§ Given exercise: Pictures appear in the records below; write out everything else exactly.

(Dataset records)
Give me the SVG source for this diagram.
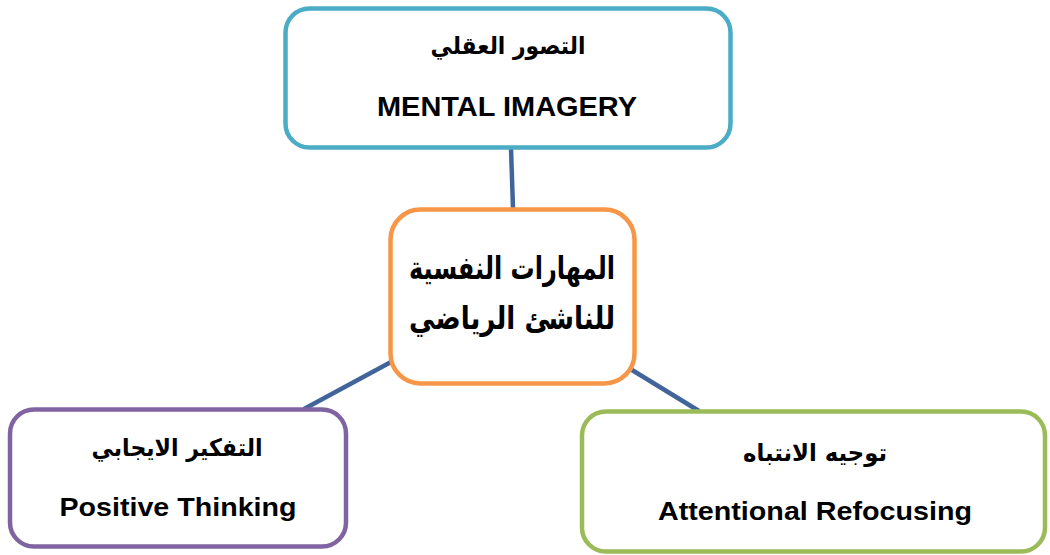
<svg xmlns="http://www.w3.org/2000/svg" width="1050" height="555" viewBox="0 0 1050 555">
<style>
.box{fill:#ffffff;stroke-width:4.5}
.ar{font-family:"DejaVu Sans","Liberation Sans",sans-serif;font-weight:bold;fill:#000;text-anchor:middle}
.en{font-family:"Liberation Sans","Arial",sans-serif;font-weight:bold;fill:#000;text-anchor:middle}
.conn{stroke:#41649a;stroke-width:4.5;fill:none}
</style>
<rect width="1050" height="555" fill="#ffffff"/>
<g id="connectors">
<line class="conn" x1="511" y1="148" x2="513" y2="209"/>
<line class="conn" x1="391" y1="362" x2="304" y2="409"/>
<line class="conn" x1="632" y1="370" x2="699" y2="411"/>
</g>
<g id="node-top">
<rect class="box" x="285.5" y="8.5" width="445" height="139" rx="24" stroke="#4bacc6"/>
<text class="ar" x="508" y="54" font-size="24" direction="rtl" textLength="155" lengthAdjust="spacingAndGlyphs">التصور العقلي</text>
<text class="en" x="507" y="116" font-size="27" textLength="260" lengthAdjust="spacingAndGlyphs">MENTAL IMAGERY</text>
</g>
<g id="node-center">
<rect class="box" x="390.5" y="209.5" width="244" height="174" rx="30" stroke="#f79646"/>
<text class="ar" x="512" y="279" font-size="32" direction="rtl" textLength="206" lengthAdjust="spacingAndGlyphs">المهارات النفسية</text>
<text class="ar" x="512" y="329" font-size="32" direction="rtl" textLength="206" lengthAdjust="spacingAndGlyphs">للناشئ الرياضي</text>
</g>
<g id="node-left">
<rect class="box" x="10" y="409.5" width="336" height="137" rx="24" stroke="#8064a2"/>
<text class="ar" x="177" y="456" font-size="24" direction="rtl" textLength="171" lengthAdjust="spacingAndGlyphs">التفكير الايجابي</text>
<text class="en" x="178" y="516" font-size="26" textLength="237" lengthAdjust="spacingAndGlyphs">Positive Thinking</text>
</g>
<g id="node-right">
<rect class="box" x="582" y="411.5" width="463" height="140" rx="24" stroke="#9bbb59"/>
<text class="ar" x="815" y="461" font-size="24" direction="rtl" textLength="144" lengthAdjust="spacingAndGlyphs">توجيه الانتباه</text>
<text class="en" x="815" y="520" font-size="26" textLength="314" lengthAdjust="spacingAndGlyphs">Attentional Refocusing</text>
</g>
</svg>
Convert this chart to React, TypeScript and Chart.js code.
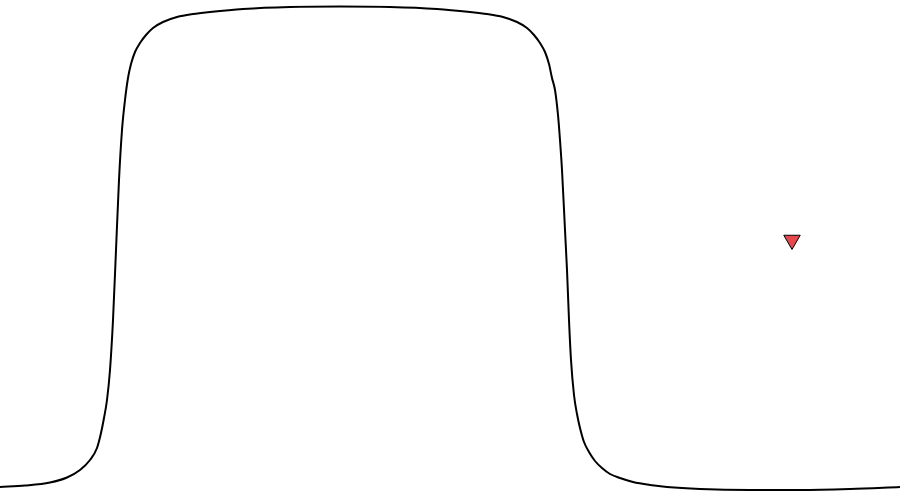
import React, { useEffect, useRef } from 'react';
import Chart from 'chart.js/auto';

// curve samples (x, height above the bottom edge)
const curveX = [
  0, 25, 50, 67, 80, 90, 97, 101, 104, 107, 110, 113, 116, 119, 122, 125, 128, 131, 135, 140, 146,
  153, 163, 177, 193, 210, 243, 290, 340, 390, 437, 470, 487, 503, 517, 527, 534, 540, 545, 549,
  552, 555, 558, 560, 562, 565, 567, 569, 571, 574, 577, 580, 584, 589, 595, 602, 610, 620, 633,
  650, 667, 700, 750, 800, 850, 900,
];
const curveY = [
  11, 12.5, 15.5, 20.5, 28, 38, 50, 65, 80, 98, 128, 178, 248, 318, 368, 398, 420, 434, 446, 455,
  463, 470, 476, 481, 484, 486, 489, 491, 491.5, 491, 489, 486, 484, 481, 476, 470, 463, 455, 446,
  434, 420, 408, 383, 358, 328, 268, 228, 178, 138, 103, 84, 70, 56, 46, 37, 30, 24, 20, 16, 13,
  11, 9, 8, 8, 9, 11,
];

// single marker
const markerX = [792];
const markerY = [258];

export default function App() {
  const canvasRef = useRef<HTMLCanvasElement>(null);

  useEffect(() => {
    document.body.style.margin = '0';
    if (!canvasRef.current) return;
    const chart = new Chart(canvasRef.current, {
      type: 'line',
      data: {
        datasets: [
          {
            data: curveX.map((x, i) => ({ x, y: curveY[i] })),
            borderColor: '#000000',
            borderWidth: 2,
            pointRadius: 0,
            cubicInterpolationMode: 'monotone',
            fill: false,
          },
          {
            data: markerX.map((x, i) => ({ x, y: markerY[i] })),
            showLine: false,
            pointStyle: 'triangle',
            rotation: 180,
            pointRadius: 9.5,
            backgroundColor: '#e5484d',
            borderColor: '#000000',
            borderWidth: 1,
          },
        ],
      },
      options: {
        responsive: false,
        animation: false,
        layout: { padding: 0, autoPadding: false },
        plugins: { legend: { display: false }, tooltip: { enabled: false } },
        scales: {
          x: { type: 'linear', min: 0, max: 900, display: false },
          y: { type: 'linear', min: 0, max: 498, display: false },
        },
      },
    });
    return () => chart.destroy();
  }, []);

  return (
    <div style={{ width: 900, height: 498 }}>
      <canvas ref={canvasRef} width={900} height={498}></canvas>
    </div>
  );
}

§ Answer for the task:
Give me the SVG source for this diagram.
<svg xmlns="http://www.w3.org/2000/svg" width="1050" height="555" viewBox="0 0 1050 555">
<style>
.box{fill:#ffffff;stroke-width:4.5}
.ar{font-family:"DejaVu Sans","Liberation Sans",sans-serif;font-weight:bold;fill:#000;text-anchor:middle}
.en{font-family:"Liberation Sans","Arial",sans-serif;font-weight:bold;fill:#000;text-anchor:middle}
.conn{stroke:#41649a;stroke-width:4.5;fill:none}
</style>
<rect width="1050" height="555" fill="#ffffff"/>
<g id="connectors">
<line class="conn" x1="511" y1="148" x2="513" y2="209"/>
<line class="conn" x1="391" y1="362" x2="304" y2="409"/>
<line class="conn" x1="632" y1="370" x2="699" y2="411"/>
</g>
<g id="node-top">
<rect class="box" x="285.5" y="8.5" width="445" height="139" rx="24" stroke="#4bacc6"/>
<text class="ar" x="508" y="54" font-size="24" direction="rtl" textLength="155" lengthAdjust="spacingAndGlyphs">التصور العقلي</text>
<text class="en" x="507" y="116" font-size="27" textLength="260" lengthAdjust="spacingAndGlyphs">MENTAL IMAGERY</text>
</g>
<g id="node-center">
<rect class="box" x="390.5" y="209.5" width="244" height="174" rx="30" stroke="#f79646"/>
<text class="ar" x="512" y="279" font-size="32" direction="rtl" textLength="206" lengthAdjust="spacingAndGlyphs">المهارات النفسية</text>
<text class="ar" x="512" y="329" font-size="32" direction="rtl" textLength="206" lengthAdjust="spacingAndGlyphs">للناشئ الرياضي</text>
</g>
<g id="node-left">
<rect class="box" x="10" y="409.5" width="336" height="137" rx="24" stroke="#8064a2"/>
<text class="ar" x="177" y="456" font-size="24" direction="rtl" textLength="171" lengthAdjust="spacingAndGlyphs">التفكير الايجابي</text>
<text class="en" x="178" y="516" font-size="26" textLength="237" lengthAdjust="spacingAndGlyphs">Positive Thinking</text>
</g>
<g id="node-right">
<rect class="box" x="582" y="411.5" width="463" height="140" rx="24" stroke="#9bbb59"/>
<text class="ar" x="815" y="461" font-size="24" direction="rtl" textLength="144" lengthAdjust="spacingAndGlyphs">توجيه الانتباه</text>
<text class="en" x="815" y="520" font-size="26" textLength="314" lengthAdjust="spacingAndGlyphs">Attentional Refocusing</text>
</g>
</svg>
Convert this chart to React, TypeScript and Chart.js code.
import React, { useEffect, useRef } from 'react';
import Chart from 'chart.js/auto';

// curve samples (x, height above the bottom edge)
const curveX = [
  0, 25, 50, 67, 80, 90, 97, 101, 104, 107, 110, 113, 116, 119, 122, 125, 128, 131, 135, 140, 146,
  153, 163, 177, 193, 210, 243, 290, 340, 390, 437, 470, 487, 503, 517, 527, 534, 540, 545, 549,
  552, 555, 558, 560, 562, 565, 567, 569, 571, 574, 577, 580, 584, 589, 595, 602, 610, 620, 633,
  650, 667, 700, 750, 800, 850, 900,
];
const curveY = [
  11, 12.5, 15.5, 20.5, 28, 38, 50, 65, 80, 98, 128, 178, 248, 318, 368, 398, 420, 434, 446, 455,
  463, 470, 476, 481, 484, 486, 489, 491, 491.5, 491, 489, 486, 484, 481, 476, 470, 463, 455, 446,
  434, 420, 408, 383, 358, 328, 268, 228, 178, 138, 103, 84, 70, 56, 46, 37, 30, 24, 20, 16, 13,
  11, 9, 8, 8, 9, 11,
];

// single marker
const markerX = [792];
const markerY = [258];

export default function App() {
  const canvasRef = useRef<HTMLCanvasElement>(null);

  useEffect(() => {
    document.body.style.margin = '0';
    if (!canvasRef.current) return;
    const chart = new Chart(canvasRef.current, {
      type: 'line',
      data: {
        datasets: [
          {
            data: curveX.map((x, i) => ({ x, y: curveY[i] })),
            borderColor: '#000000',
            borderWidth: 2,
            pointRadius: 0,
            cubicInterpolationMode: 'monotone',
            fill: false,
          },
          {
            data: markerX.map((x, i) => ({ x, y: markerY[i] })),
            showLine: false,
            pointStyle: 'triangle',
            rotation: 180,
            pointRadius: 9.5,
            backgroundColor: '#e5484d',
            borderColor: '#000000',
            borderWidth: 1,
          },
        ],
      },
      options: {
        responsive: false,
        animation: false,
        layout: { padding: 0, autoPadding: false },
        plugins: { legend: { display: false }, tooltip: { enabled: false } },
        scales: {
          x: { type: 'linear', min: 0, max: 900, display: false },
          y: { type: 'linear', min: 0, max: 498, display: false },
        },
      },
    });
    return () => chart.destroy();
  }, []);

  return (
    <div style={{ width: 900, height: 498 }}>
      <canvas ref={canvasRef} width={900} height={498}></canvas>
    </div>
  );
}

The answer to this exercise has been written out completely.